I cleaned up the build system, using more modern and concise Autotools code. I also spent some time cleaning up compiler warnings, both on GCC and Clang. Now the build and test runs are faster, and the cleaner output makes it much easier to see when something goes wrong. I also made sure that GJS builds on macOS, or at least it did until my Apple hardware broke down. Chun-wei Fan made some improvements that ensure GJS builds on Windows with MSVC. Claudio André implemented continuous integration in a Docker container, with the intention to run it on Travis CI, but sadly we do not have permission to flip the bit to get Travis to build it.

Having written Jasmine GJS in order to bring some of that convenient unit testing technology from the Node world into GJS applications, I also wanted to use it for writing GJS’s own unit tests. I couldn’t use it directly because that would have been a circular dependency, of course, but I embedded a copy of upstream Jasmine plus a very stripped-down version of Jasmine GJS, and called it “Minijasmine”. It’s now a lot easier, and dare I say less of a drag, to write unit tests for GJS. Accordingly, we’ll now try to cover every bug fix with a regression test.

And I worked on getting the bug tracker down to a less daunting number of bugs. It was fun to make the bug chart in my last post, so here’s another one: this is the number of open bugs during the release cycle from 1.46.0 to 1.48.0.

Graphical report results

You can definitely see that November Bug Squash Month had an effect

Unfortunately the chart will not look like this again next time around. The big drop was me closing all the obsolete or already-fixed bugs during November Bug Squash Month. We are down from about 160 to about 100 bugs, but those were all the easy ones; there are only hard ones left now.

Thanks

Thanks to everyone who participated to bring GJS to GNOME 3.24: Chun-wei Fan, Claudio André, Florian Müllner, Alexander Larsson, Iain Lane, Jonh Wendell, and Lionel Landwerlin.
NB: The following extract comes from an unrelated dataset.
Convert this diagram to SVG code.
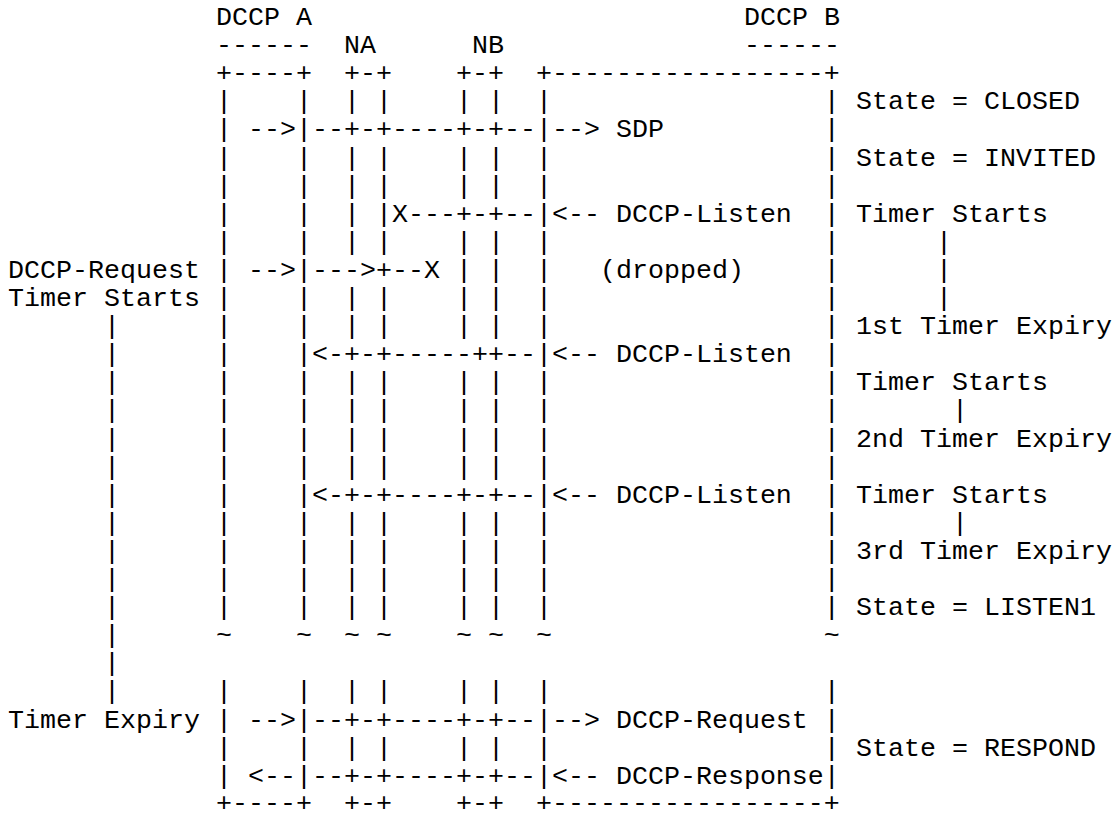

As well, this release incorporated a lot of patches that people contributed a long time ago, even up to 8 years, that for various reasons had not been reviewed yet. (Many from emeritus GJS maintainers!) Thanks to those people for participating in the past, and I’m glad we were able to finally bring your contributions into the project: Giovanni Campagna, Jasper St. Pierre, Sam Spilsbury, Havoc Pennington, Joe Shaw, Paolo Borelli, Shawn Walker, and Tim Lunn.

Luke Jones and Hussam Al-Tayeb identified a serious memory leak right before the final 1.48.0 release and without their contribution, it would have been a different and much sadder story. As it was, 1.48.0 still contained another serious bug that made GNOME Shell quite unusable for an unlucky few people. Thanks to Georges Stavracas for rewriting a happy ending for 1.48.2.

Special thanks to Cosimo Cecchi, for reviewing almost every single line of the code I wrote for this release: about 20000 lines, many of them boring and repetitive.

Thanks also to my employer Endless which sponsored most of the Javascript engine upgrade, and a good chunk of miscellaneous bug fixing time.